Sec. 36a-126. Merger and consolidation of Connecticut banks with federal banks.
Sec. 36a-126. Merger and consolidation of Connecticut banks with federal
banks. (a)(1) Except as provided in this subsection, any one or more Connecticut banks
may merge or consolidate with one or more federal banks, the resulting bank to continue
business as a Connecticut bank, in accordance with the provisions of section 36a-125
governing the merger and consolidation of two or more Connecticut banks. No such
merger or consolidation shall take place if: (A) It involves the acquisition of a bank that
has not been in existence and continuously operating for at least five years, unless the
commissioner waives this requirement; or (B) the resulting Connecticut bank, including
all depository institutions which are affiliates of the resulting Connecticut bank, upon
consummation of the merger or consolidation, would control thirty per cent or more of
the total amount of deposits of insured depository institutions in this state, unless the
commissioner permits a greater percentage of such deposits. Any such constituent federal bank shall be considered a constituent bank for purposes of compliance with section
36a-125, except that with respect to any provision therein governing corporate procedure, including the rights of dissenting members or shareholders who assert appraisal
rights, if any, such constituent federal bank shall comply instead with the laws of the
United States. Any such constituent federal bank shall also comply with other applicable
laws of the United States concerning the merger and consolidation of federal banks with
state banks, the resulting bank to continue business under a state charter.
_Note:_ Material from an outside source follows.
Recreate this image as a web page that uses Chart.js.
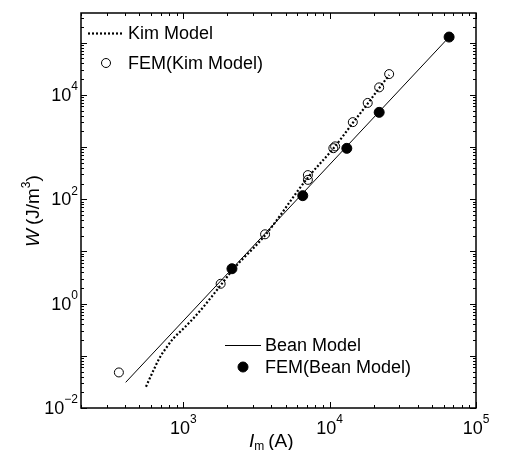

(2) The franchise tax required to be paid by capital stock Connecticut banks on an
increase of capital stock shall be paid upon the capital stock of any resulting capital
stock Connecticut bank, the amount subject to such tax to be determined by deducting
from the entire amount of such stock (A) the amount of the capital stock of the capital
stock Connecticut bank which is a party to the merger or consolidation upon which such
tax has already been paid, and (B) the amount of the capital stock of the capital stock
federal bank upon which such tax was paid during its existence as a capital stock Connecticut bank, if such capital stock federal bank came into existence by virtue of conversion from a capital stock Connecticut bank or by virtue of merger or consolidation of a
capital stock Connecticut bank with a capital stock federal bank.
(b) Any one or more Connecticut banks may merge or consolidate with one or
more federal banks, the resulting bank to do business as a federal bank, in the manner
prescribed by and subject to the limitations and requirements imposed by the laws of
the United States. No such merger or consolidation shall take place if: (1) It involves
the acquisition of a bank that has not been in existence and continuously operating for
at least five years, unless the commissioner waives this requirement; or (2) the resulting
federal bank, including all depository institutions which are affiliates of the resulting
federal bank, upon consummation of the merger or consolidation, would control thirty
per cent or more of the total amount of deposits of insured depository institutions in this
state, unless the commissioner permits a greater percentage of such deposits. Any such
constituent Connecticut bank shall also comply with section 36a-125 governing the
merger and consolidation of two or more Connecticut banks. The resulting federal bank
shall be considered the same business and corporate entity as the constituent Connecticut
bank, although as to rights, powers and duties the resulting bank shall be a federal bank.
(P.A. 94-122, S. 62, 340; P.A. 95-155, S. 11, 29; P.A. 96-54, S. 2, 9; P.A. 02-47, S. 6.)
History: P.A. 94-122 effective January 1, 1995; P.A. 95-155 amended Subsec. (a)(1) and (b) to add prohibition re five-year requirement and re control of deposits, effective June 27, 1995; P.A. 96-54 amended Subsec. (a)(1) to substitute "or"
for "and" immediately before Subpara. (B), and made a corresponding change before Subsec. (b)(2), effective May 7,
1996; P.A. 02-47 amended Subsec. (a)(1) by adding provision re shareholders "who assert appraisal rights".